London Mayor, Sadiq Khan, has lambasted the treatment meted out to Grenfell Tower residents as a “total failure” and “disgrace”.
The Mayor’s intervention comes in the wake of the start of a new phase of the Grenfell Tower Inrquiy, whose focus is on the doomed tower block’s management, risk assessments and complaints procedure.
The Grenfell Tower fire on June 14, 2017 claimed 72 lives and is regarded as the worst UK residential fire since the Second World War.
Giving evidence to the public inquiry, the mayor was scathing of the performance and attitude of the Royal Borough of Kensington and Chelsea (which owned Grenfell Tower) and the Kensington and Chelsea Tenant Management Association (TMO – which managed the building on behalf of the council).

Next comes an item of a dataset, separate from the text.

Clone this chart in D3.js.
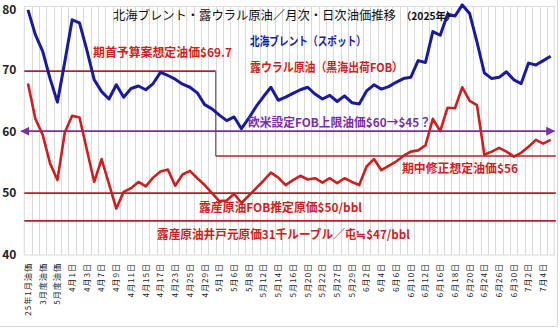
<!DOCTYPE html>
<html>
<head>
<meta charset="utf-8">
<script src="https://cdn.jsdelivr.net/npm/d3@7"></script>
<style>
  html, body { margin: 0; padding: 0; background: #fff; }
  svg { display: block; }
  text { font-family: "Noto Sans CJK JP", "Noto Sans", sans-serif; }
</style>
</head>
<body>
<svg id="chart" width="560" height="328"></svg>
<script>
// Categories: monthly averages followed by daily quotes
const categories = [
  "25年1月油価", "2月度油価", "3月度油価", "4月度油価", "5月度油価", "6月度油価",
  "4月1日", "4月2日", "4月3日", "4月4日", "4月7日", "4月8日", "4月9日", "4月10日",
  "4月11日", "4月14日", "4月15日", "4月16日", "4月17日", "4月22日", "4月23日", "4月24日",
  "4月25日", "4月28日", "4月29日", "4月30日", "5月1日", "5月2日", "5月6日", "5月7日",
  "5月8日", "5月9日", "5月12日", "5月13日", "5月14日", "5月15日", "5月16日", "5月19日",
  "5月20日", "5月21日", "5月22日", "5月23日", "5月27日", "5月28日", "5月29日", "5月30日",
  "6月2日", "6月3日", "6月4日", "6月5日", "6月6日", "6月9日", "6月10日", "6月11日",
  "6月12日", "6月13日", "6月16日", "6月17日", "6月18日", "6月19日", "6月20日", "6月23日",
  "6月24日", "6月25日", "6月26日", "6月27日", "6月30日", "7月1日", "7月2日", "7月3日",
  "7月4日", "7月7日"
];

// North Sea Brent (spot), $/bbl
const brent = [
  79.6, 75.6, 72.9, 68.5, 64.7, 71.2, 78.0, 77.5, 73.1, 68.3, 66.4, 65.2,
  67.5, 65.5, 66.9, 67.3, 66.7, 67.7, 69.5, 69.0, 68.4, 67.6, 67.1, 66.2,
  64.3, 63.6, 62.6, 61.7, 62.3, 60.4, 62.1, 64.0, 65.6, 67.1, 65.0, 65.5,
  66.1, 66.7, 67.1, 66.0, 65.2, 65.8, 64.8, 65.7, 64.6, 64.4, 66.5, 67.5,
  66.8, 67.2, 67.9, 68.5, 68.7, 71.4, 71.1, 76.1, 75.5, 78.9, 78.6, 80.4,
  79.0, 74.4, 69.4, 68.5, 68.7, 69.6, 68.3, 67.7, 71.0, 70.7, 71.4, 72.1
];

// Russian Urals (Black Sea FOB), $/bbl
const urals = [
  67.7, 62.0, 59.4, 54.8, 52.1, 59.8, 62.5, 62.2, 57.0, 51.8, 55.5, 51.5,
  47.5, 50.2, 50.8, 51.8, 51.1, 52.5, 53.5, 53.8, 51.2, 53.0, 53.6, 52.4,
  51.3, 50.0, 48.7, 48.8, 49.9, 48.4, 49.6, 50.8, 52.0, 53.3, 52.5, 51.3,
  52.1, 52.8, 52.2, 52.4, 51.7, 52.4, 51.6, 52.4, 51.8, 51.3, 54.3, 55.5,
  53.7, 54.4, 55.1, 56.0, 56.7, 56.9, 57.7, 62.0, 60.0, 63.8, 63.7, 67.1,
  64.9, 64.2, 56.2, 56.7, 57.3, 56.7, 55.9, 56.5, 57.5, 58.6, 58.0, 58.6
];

const yTicks = [40, 50, 60, 70, 80];

// Reference price levels
const budgetLevel = 69.7;      // initial budget assumption
const revisedLevel = 56;       // revised assumption
const revisionCategory = "5月1日";
const capLevel = 60;           // G7/EU price cap
const fobCostLevel = 50;       // estimated FOB cost
const wellheadLevel = 45.5;    // wellhead cost line

const svg = d3.select("#chart");

const plot = { left: 24.3, right: 554.3, top: 7.4, bottom: 255 };

const x = d3.scaleBand().domain(categories).range([plot.left, plot.right]).padding(0);
const bw = x.bandwidth();
const cx = c => x(c) + bw / 2;
const y = d3.scaleLinear().domain([40, 80]).range([plot.bottom, plot.top]);

const RED = "#cc1f1f";
const REF_RED = "#b3202a";
const BLUE = "#1a1a9e";
const PURPLE = "#7a2fa8";

// outer frame (right and bottom edges)
svg.append("line").attr("x1", 557.5).attr("x2", 557.5).attr("y1", 0).attr("y2", 326.5)
  .attr("stroke", "#d6d6d6");
svg.append("line").attr("x1", 0).attr("x2", 557.5).attr("y1", 326.5).attr("y2", 326.5)
  .attr("stroke", "#d6d6d6");

// vertical gridlines at band boundaries
svg.append("g").selectAll("line")
  .data(categories.slice(1))
  .join("line")
  .attr("x1", d => Math.round(x(d)) + 0.5)
  .attr("x2", d => Math.round(x(d)) + 0.5)
  .attr("y1", plot.top - 1)
  .attr("y2", plot.bottom)
  .attr("stroke", "#d9d9d9")
  .attr("stroke-width", 1);

// plot frame
svg.append("rect")
  .attr("x", plot.left).attr("y", plot.top - 1)
  .attr("width", plot.right - plot.left).attr("height", plot.bottom - plot.top + 1)
  .attr("fill", "none").attr("stroke", "#d9d9d9");

// y axis
const yAxis = d3.axisLeft(y).tickValues(yTicks).tickSize(0).tickPadding(0).tickFormat(d3.format("d"));
const yg = svg.append("g").attr("transform", `translate(${plot.left - 8},0)`).call(yAxis);
yg.select(".domain").remove();
yg.selectAll("text")
  .attr("font-family", "Liberation Sans, Arial, sans-serif")
  .attr("font-weight", "bold")
  .attr("font-size", 12)
  .attr("fill", "#222");
// keep the top tick label inside the picture
yg.selectAll(".tick").filter(d => d === 80).select("text").attr("dy", "0.5em");

// x axis: every other category labelled, text running bottom-to-top
const xAxis = d3.axisBottom(x)
  .tickValues(categories.filter((d, i) => i % 2 === 0))
  .tickSize(0).tickPadding(0);
const xg = svg.append("g").attr("transform", `translate(0,${plot.bottom})`).call(xAxis);
xg.select(".domain").remove();
xg.selectAll("text")
  .attr("transform", "rotate(-90)")
  .attr("text-anchor", "end")
  .attr("x", -8)
  .attr("y", 0)
  .attr("dy", "0.35em")
  .attr("font-size", 8.2)
  .attr("letter-spacing", 0.9)
  .attr("fill", "#222");

// reference lines
const refG = svg.append("g");
const xBreak = x(revisionCategory);
refG.append("line")
  .attr("x1", plot.left).attr("x2", xBreak)
  .attr("y1", y(budgetLevel)).attr("y2", y(budgetLevel))
  .attr("stroke", REF_RED).attr("stroke-width", 1.6);
refG.append("line")
  .attr("x1", xBreak).attr("x2", xBreak)
  .attr("y1", y(budgetLevel)).attr("y2", y(revisedLevel))
  .attr("stroke", "#8f6b6b").attr("stroke-width", 1.4);
refG.append("line")
  .attr("x1", xBreak).attr("x2", plot.right + 1.5)
  .attr("y1", y(revisedLevel)).attr("y2", y(revisedLevel))
  .attr("stroke", REF_RED).attr("stroke-width", 1.6);
[fobCostLevel, wellheadLevel].forEach(v => {
  refG.append("line")
    .attr("x1", plot.left).attr("x2", plot.right + 1.5)
    .attr("y1", y(v)).attr("y2", y(v))
    .attr("stroke", REF_RED).attr("stroke-width", 1.8);
});

// price cap: double-headed arrow
const defs = svg.append("defs");
defs.append("marker")
  .attr("id", "capArrow")
  .attr("viewBox", "0 0 10 10")
  .attr("refX", 9).attr("refY", 5)
  .attr("markerWidth", 5).attr("markerHeight", 5)
  .attr("markerUnits", "strokeWidth")
  .attr("orient", "auto-start-reverse")
  .append("path").attr("d", "M0,0 L10,5 L0,10 z").attr("fill", PURPLE);
refG.append("line")
  .attr("x1", plot.left - 3).attr("x2", plot.right)
  .attr("y1", y(capLevel)).attr("y2", y(capLevel))
  .attr("stroke", PURPLE).attr("stroke-width", 1.8)
  .attr("marker-start", "url(#capArrow)")
  .attr("marker-end", "url(#capArrow)");

// price series
const line = d3.line().x((d, i) => cx(categories[i])).y(d => y(d));
svg.append("path").datum(urals)
  .attr("d", line).attr("fill", "none")
  .attr("stroke", RED).attr("stroke-width", 2.6).attr("stroke-linejoin", "round");
svg.append("path").datum(brent)
  .attr("d", line).attr("fill", "none")
  .attr("stroke", BLUE).attr("stroke-width", 3).attr("stroke-linejoin", "round");

// title, with the year in a smaller bold face
svg.append("text").attr("x", 113).attr("y", 20).attr("fill", "#111")
  .attr("font-size", 12.3)
  .text("北海ブレント・露ウラル原油／月次・日次油価推移");
svg.append("text").attr("x", 401).attr("y", 20).attr("fill", "#111")
  .attr("font-size", 10.3).attr("font-weight", "bold")
  .text("（2025年）");

// annotations
const notes = [
  { t: "北海ブレント（スポット）", x0: 250, x1: 366, y: 46, c: BLUE },
  { t: "露ウラル原油（黒海出荷FOB）", x0: 250, x1: 403, y: 72, c: RED },
  { t: "期首予算案想定油価$69.7", x0: 93, x1: 232, y: 57, c: RED },
  { t: "欧米設定FOB上限油価$60→$45？", x0: 248, x1: 431, y: 127, c: PURPLE },
  { t: "期中修正想定油価$56", x0: 402, x1: 518, y: 173, c: RED },
  { t: "露産原油FOB推定原価$50/bbl", x0: 199, x1: 362, y: 212, c: RED },
  { t: "露産原油井戸元原価31千ルーブル／屯≒$47/bbl", x0: 157, x1: 410, y: 239, c: RED }
];
svg.append("g").selectAll("text")
  .data(notes)
  .join("text")
  .attr("x", d => d.x0)
  .attr("y", d => d.y)
  .attr("font-size", 12)
  .attr("font-weight", "bold")
  .attr("fill", d => d.c)
  .attr("textLength", d => d.x1 - d.x0)
  .attr("lengthAdjust", "spacingAndGlyphs")
  .text(d => d.t);
</script>
</body>
</html>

In an unusually strong rebuke, Khan said council officials had “manipulated” the complaints procedure by not only failing to record tenants’ “concerns” but more damningly treating residents as “troublemakers”.
"The mayor of London wishes to make clear that he regards the dismissive treatment of the tenants of Grenfell Tower when they were making justifiable and, as it turned out, prophetic complaints to be a disgrace", a written statement on behalf of Khan said.
Anne Studd QC, who is representing the London Mayor at the inquiry, claimed that when residents called to make a complaint, the phone conversations were not recorded.
Studd added that this contravened the TMO’s policy and by extension discriminated against residents whose command of the English language was not strong enough to file complaints in writing.
In conclusion, the London Mayor – via Studd – demanded that the inquiry “provide answers as to why residents' complaints, inquiries and questions were not appropriately answered" and "why no one took responsibility for this building being so dangerous in the event of a fire".